§ Exercise task:
Reproduce exactly, with no pictures, each line from the opening of the material down through the line containing "2001.5, 2002.5, 2003.5];".

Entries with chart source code

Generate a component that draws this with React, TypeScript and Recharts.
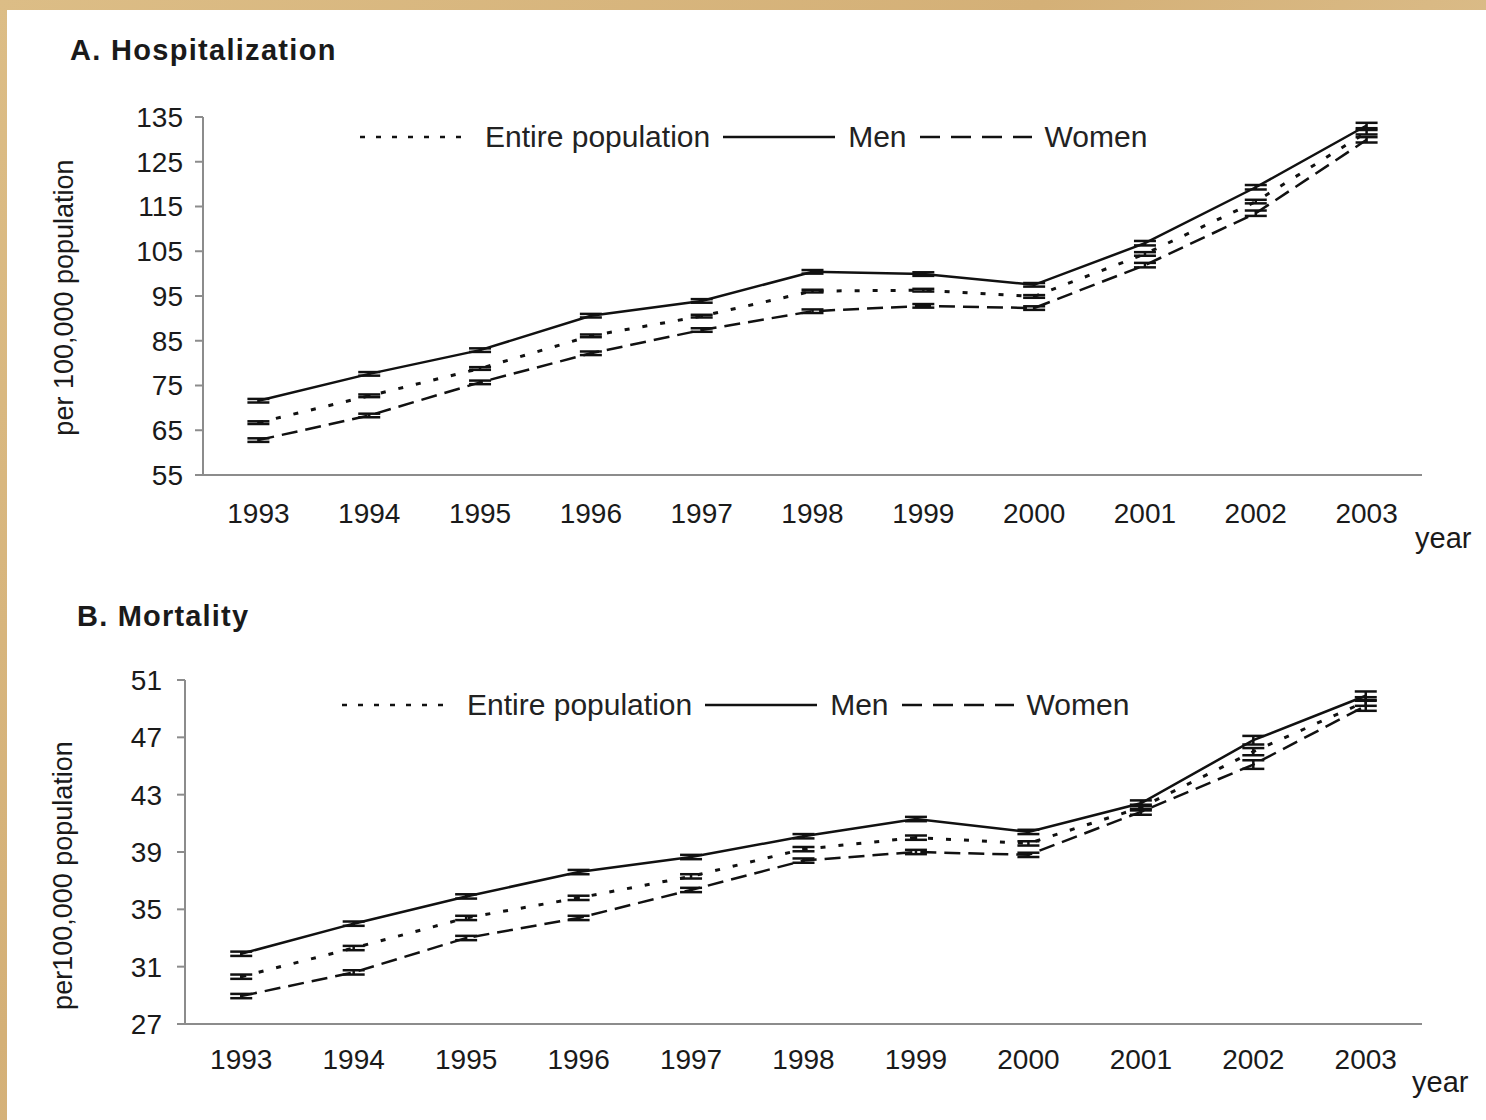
import React from "react";
import {
  LineChart,
  Line,
  XAxis,
  YAxis,
  ErrorBar,
  Legend
} from "recharts";

const years = [1993, 1994, 1995, 1996, 1997, 1998, 1999, 2000, 2001, 2002, 2003];
const yearBounds = [1992.5, 1993.5, 1994.5, 1995.5, 1996.5, 1997.5, 1998.5, 1999.5, 2000.5, 2001.5, 2002.5, 2003.5];

// A. Hospitalization (per 100,000 population)
const hospEntire = [66.7, 72.7, 78.8, 86.1, 90.5, 96.1, 96.3, 94.9, 104.4, 116.1, 131.6];
const hospMen = [71.6, 77.6, 82.9, 90.6, 93.9, 100.4, 99.9, 97.5, 106.8, 119.3, 133.1];
const hospWomen = [62.8, 68.3, 75.7, 82.2, 87.4, 91.6, 92.8, 92.3, 101.9, 113.5, 129.9];
const hospEntireErr = [0.3, 0.3, 0.3, 0.3, 0.3, 0.3, 0.3, 0.3, 0.4, 0.4, 0.5];
const hospMenErr = [0.4, 0.4, 0.4, 0.4, 0.4, 0.4, 0.4, 0.4, 0.5, 0.5, 0.6];
const hospWomenErr = [0.4, 0.4, 0.4, 0.4, 0.4, 0.4, 0.4, 0.4, 0.5, 0.6, 0.6];
const hospTicks = [55, 65, 75, 85, 95, 105, 115, 125, 135];

// B. Mortality (per 100,000 population)
const mortEntire = [30.3, 32.3, 34.4, 35.8, 37.3, 39.2, 40.0, 39.6, 42.1, 46.0, 49.5];
const mortMen = [31.9, 34.0, 35.9, 37.6, 38.65, 40.1, 41.3, 40.4, 42.4, 46.8, 49.9];
const mortWomen = [28.95, 30.6, 33.0, 34.4, 36.35, 38.4, 39.0, 38.8, 41.8, 45.1, 49.2];
const mortEntireErr = [0.15, 0.15, 0.15, 0.15, 0.15, 0.15, 0.15, 0.15, 0.2, 0.25, 0.3];
const mortMenErr = [0.15, 0.15, 0.15, 0.15, 0.15, 0.15, 0.15, 0.15, 0.2, 0.3, 0.3];
const mortWomenErr = [0.15, 0.15, 0.15, 0.15, 0.15, 0.15, 0.15, 0.15, 0.2, 0.3, 0.35];
const mortTicks = [27, 31, 35, 39, 43, 47, 51];

const seriesNames = ["Entire population", "Men", "Women"];

const FONT = '"Liberation Sans", Arial, sans-serif';
const AXIS = "#8c8c8c";
const INK = "#111";

const DOTTED = "5 13";
const DASHED = "16 8";
const legendDash = ["5 11", undefined, "20 11"];

function buildRows(entire, men, women, eErr, mErr, wErr) {
  return years.map((year, i) => ({
    year,
    entire: entire[i],
    men: men[i],
    women: women[i],
    entireErr: eErr[i],
    menErr: mErr[i],
    womenErr: wErr[i]
  }));
}

const hospData = buildRows(hospEntire, hospMen, hospWomen, hospEntireErr, hospMenErr, hospWomenErr);
const mortData = buildRows(mortEntire, mortMen, mortWomen, mortEntireErr, mortMenErr, mortWomenErr);

function LegendRow() {
  return (
    <div
      style={{
        display: "flex",
        alignItems: "center",
        fontFamily: FONT,
        fontSize: 30,
        color: "#222",
        whiteSpace: "nowrap",
        lineHeight: "34px"
      }}
    >
      {seriesNames.map((name, i) => (
        <React.Fragment key={name}>
          <svg width={112} height={10} style={{ display: "block" }}>
            <line
              x1={0}
              y1={5}
              x2={112}
              y2={5}
              stroke={INK}
              strokeWidth={2.5}
              strokeDasharray={legendDash[i]}
            />
          </svg>
          <span style={{ marginLeft: 13, marginRight: 13 }}>{name}</span>
        </React.Fragment>
      ))}
    </div>
  );
}

function Panel({ data, ticks, domain, margin, tickMarginY, tickMarginX, legendPos }) {
  return (
    <LineChart width={1486} height={560} data={data} margin={margin}>
      <XAxis
        xAxisId="z"
        type="number"
        dataKey="year"
        domain={[1992.5, 2003.5]}
        ticks={years}
        axisLine={false}
        tickLine={false}
        tickMargin={tickMarginX}
        height={50}
        interval={0}
        tick={{ fontSize: 28, fill: "#1a1a1a", fontFamily: FONT }}
      />
      <XAxis
        xAxisId="a"
        type="number"
        dataKey="year"
        domain={[1992.5, 2003.5]}
        ticks={yearBounds}
        tick={false}
        tickSize={8}
        height={8}
        stroke={AXIS}
        strokeWidth={2}
      />
      <YAxis
        type="number"
        domain={domain}
        ticks={ticks}
        interval={0}
        width={80}
        tickSize={8}
        tickMargin={tickMarginY}
        stroke={AXIS}
        strokeWidth={2}
        tick={{ fontSize: 28, fill: "#1a1a1a", fontFamily: FONT }}
      />
      <Legend
        layout="horizontal"
        verticalAlign="middle"
        align="center"
        content={() => <LegendRow />}
        wrapperStyle={{ top: legendPos.top, left: legendPos.left, width: "auto" }}
      />
      <Line
        xAxisId="a"
        dataKey="entire"
        stroke={INK}
        strokeWidth={3}
        strokeDasharray={DOTTED}
        dot={false}
        activeDot={false}
        isAnimationActive={false}
      >
        <ErrorBar dataKey="entireErr" width={11} stroke={INK} strokeWidth={2.5} direction="y" />
      </Line>
      <Line
        xAxisId="a"
        dataKey="men"
        stroke={INK}
        strokeWidth={2.5}
        dot={false}
        activeDot={false}
        isAnimationActive={false}
      >
        <ErrorBar dataKey="menErr" width={11} stroke={INK} strokeWidth={2.5} direction="y" />
      </Line>
      <Line
        xAxisId="a"
        dataKey="women"
        stroke={INK}
        strokeWidth={2.5}
        strokeDasharray={DASHED}
        dot={false}
        activeDot={false}
        isAnimationActive={false}
      >
        <ErrorBar dataKey="womenErr" width={11} stroke={INK} strokeWidth={2.5} direction="y" />
      </Line>
    </LineChart>
  );
}

const textBase: React.CSSProperties = {
  position: "absolute",
  fontFamily: FONT,
  color: "#1a1a1a",
  whiteSpace: "nowrap"
};

function YLabel({ text, cx, cy }) {
  return (
    <div
      style={{
        ...textBase,
        left: cx - 200,
        top: cy - 13,
        width: 400,
        height: 27,
        lineHeight: "27px",
        fontSize: 27,
        textAlign: "center",
        transform: "rotate(-90deg)"
      }}
    >
      {text}
    </div>
  );
}

export default function App() {
  return (
    <div
      style={{
        position: "absolute",
        left: 0,
        top: 0,
        width: 1486,
        height: 1120,
        overflow: "hidden",
        background: "linear-gradient(135deg, #dcbd86 0%, #d4b077 40%, #dec291 70%, #d2ae74 100%)"
      }}
    >
      <div
        style={{
          position: "absolute",
          left: 7,
          top: 10,
          width: 1479,
          height: 1110,
          background: "#ffffff"
        }}
      />

      <div style={{ ...textBase, left: 70, top: 36, fontSize: 29, lineHeight: "29px", fontWeight: "bold", letterSpacing: 1.3 }}>
        A. Hospitalization
      </div>
      <div style={{ ...textBase, left: 77, top: 602, fontSize: 29, lineHeight: "29px", fontWeight: "bold", letterSpacing: 1.2 }}>
        B. Mortality
      </div>

      <div style={{ position: "absolute", left: 0, top: 0 }}>
        <Panel
          data={hospData}
          ticks={hospTicks}
          domain={[55, 135]}
          margin={{ top: 117, right: 64, left: 123, bottom: 27 }}
          tickMarginY={12}
          tickMarginX={14}
          legendPos={{ top: 120, left: 360 }}
        />
      </div>
      <div style={{ position: "absolute", left: 0, top: 560 }}>
        <Panel
          data={mortData}
          ticks={mortTicks}
          domain={[27, 51]}
          margin={{ top: 120, right: 64, left: 105, bottom: 38 }}
          tickMarginY={15}
          tickMarginX={11}
          legendPos={{ top: 128, left: 342 }}
        />
      </div>

      <YLabel text="per 100,000 population" cx={64} cy={297} />
      <YLabel text="per100,000 population" cx={63} cy={875} />

      <div style={{ ...textBase, left: 1415, top: 524, fontSize: 29, lineHeight: "29px" }}>year</div>
      <div style={{ ...textBase, left: 1412, top: 1068, fontSize: 29, lineHeight: "29px" }}>year</div>
    </div>
  );
}
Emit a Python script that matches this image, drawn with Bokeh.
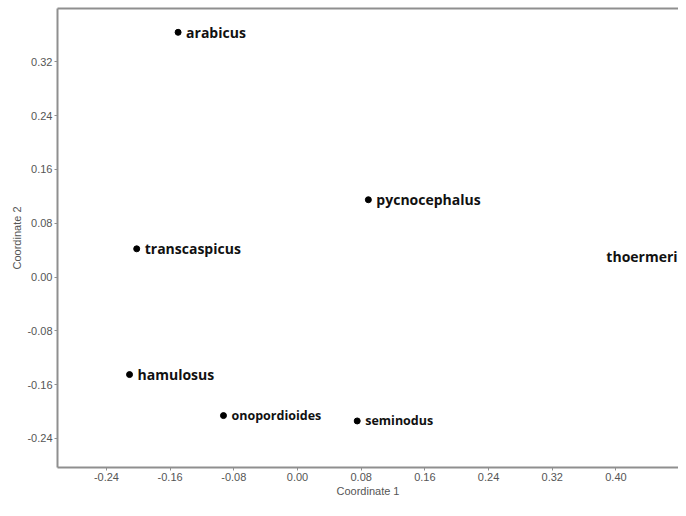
from bokeh.plotting import figure
from bokeh.models import ColumnDataSource, FixedTicker, PrintfTickFormatter, LinearAxis, Range1d
from bokeh.core.properties import value
from bokeh.embed import file_html
from bokeh.resources import INLINE

species = ["arabicus", "pycnocephalus", "transcaspicus", "thoermeri",
           "hamulosus", "onopordioides", "seminodus"]
coord1 = [-0.150, 0.089, -0.202, 0.490, -0.211, -0.093, 0.075]
coord2 = [0.364, 0.115, 0.042, 0.031, -0.145, -0.206, -0.214]
x_ticks = [-0.24, -0.16, -0.08, 0.00, 0.08, 0.16, 0.24, 0.32, 0.40]
y_ticks = [-0.24, -0.16, -0.08, 0.00, 0.08, 0.16, 0.24, 0.32]

small_labels = {"onopordioides", "seminodus"}
left_labels = {"thoermeri"}

sizes = ["12.5px" if s in small_labels else "14px" for s in species]
aligns = ["right" if s in left_labels else "left" for s in species]
xoffs = [-10 if s in left_labels else 8 for s in species]

src = ColumnDataSource(dict(x=coord1, y=coord2, name=species, size=sizes,
                            align=aligns, xoff=xoffs))

p = figure(width=678, height=500, output_backend="svg", toolbar_location=None,
           x_range=Range1d(-0.3015, 0.4786), y_range=Range1d(-0.2832, 0.3994),
           min_border_left=57, min_border_right=0, min_border_top=8,
           min_border_bottom=33)
p.outline_line_color = None
p.xgrid.visible = False
p.ygrid.visible = False
p.background_fill_color = "white"
p.border_fill_color = "white"

axis_color = "#8f8f8f"
for ax, ticks, lab in ((p.xaxis[0], x_ticks, "Coordinate 1"), (p.yaxis[0], y_ticks, "Coordinate 2")):
    ax.ticker = FixedTicker(ticks=ticks)
    ax.formatter = PrintfTickFormatter(format="%.2f")
    ax.axis_label = lab
    ax.axis_line_color = axis_color
    ax.axis_line_width = 2
    ax.major_tick_line_color = axis_color
    ax.major_tick_out = 3
    ax.major_tick_in = 0
    ax.minor_tick_line_color = None
    ax.major_label_text_font = "Liberation Sans"
    ax.major_label_text_font_size = "11px"
    ax.major_label_text_color = "#555555"
    ax.major_label_standoff = 2
    ax.axis_label_text_font = "Liberation Sans"
    ax.axis_label_text_font_size = "11px"
    ax.axis_label_text_font_style = "normal"
    ax.axis_label_text_color = "#555555"
    ax.axis_label_standoff = 1

top = LinearAxis(ticker=FixedTicker(ticks=[]), axis_line_color=axis_color,
                 axis_line_width=2, major_tick_out=0, major_tick_in=0,
                 minor_tick_line_color=None, major_label_text_font_size="0px")
p.add_layout(top, "above")

p.scatter("x", "y", source=src, size=6, color="black")
p.text("x", "y", text="name", source=src, text_font=value("Open Sans"),
       text_font_style="bold", text_font_size="size", text_align="align",
       text_baseline="middle", x_offset="xoff", text_color="#111111")

open("out.html", "w").write(file_html(p, INLINE))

§ Solution to the exercise:
Generate a component that draws this with React, TypeScript and Recharts.
import React from "react";
import {
  LineChart,
  Line,
  XAxis,
  YAxis,
  ErrorBar,
  Legend
} from "recharts";

const years = [1993, 1994, 1995, 1996, 1997, 1998, 1999, 2000, 2001, 2002, 2003];
const yearBounds = [1992.5, 1993.5, 1994.5, 1995.5, 1996.5, 1997.5, 1998.5, 1999.5, 2000.5, 2001.5, 2002.5, 2003.5];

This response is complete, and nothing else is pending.